We aim to spend five months driving over 30,000km and travelling through 18 countries before we reach Singapore. From there we’ll ship our vehicle to Darwin to complete the final leg of the journey to Sydney.



Friday, 6 August 2010

6th August – Bukhara, Uzbekistan

Colin and Chrissy made it to Bukhara - it was a long day sightseeing Merv and crossing the Karakum Desert with temperatures well over 40 degrees C. Bukhara is Uzbekistan’s fifth-largest city, it has a population of 263,400. The region around Bukhara has been inhabited for at least five millennia and the city itself has existed for half that time.

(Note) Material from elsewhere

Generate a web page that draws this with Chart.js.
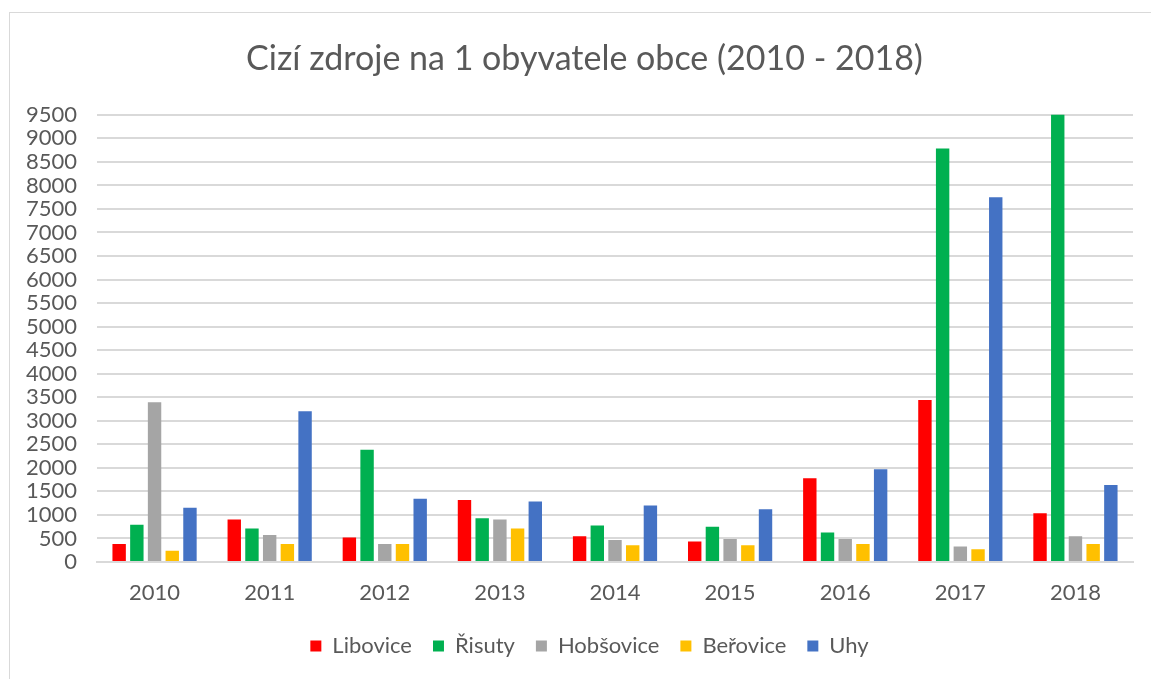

Located on the Silk Road, the city has long been a center of trade, scholarship, culture, and religion. The historic center of Bukhara, which contains numerous mosques has been listed by UNESCO as one of the World Heritage Sites. Fitzroy Maclean, then a young diplomat in the British Embassy in Moscow, made a surreptitious visit to Bokhara in 1938, sight-seeing and sleeping in parks. In his memoir Eastern Appoaches, he judged it an "enchanted city", with buildings that rivalled "the finest architecture of the Italian Renaissance".

Ismail Samani mausoleum
The Ismail Samani mausoleium(9th-10th century), one of the most esteemed sights of Central Asian architecture, was built in the 9th century (between 892 and 943) as the resting-place of Ismail Samani - the founder of the Samanid dynasty, the last Persian dynasty to rule in Central Asia, which held the city in the 9th and 10th centuries. Although in the first instance the Samanids were Governors of Khorasan and Ma wara'u'n-nahr under the suzerainty of the Abbasid Caliphate, the dynasty soon established virtual independence from Baghdad.

1 comment:

  1. I can't believe you've made it this far. Wow, what a feat! Keep on going!!!!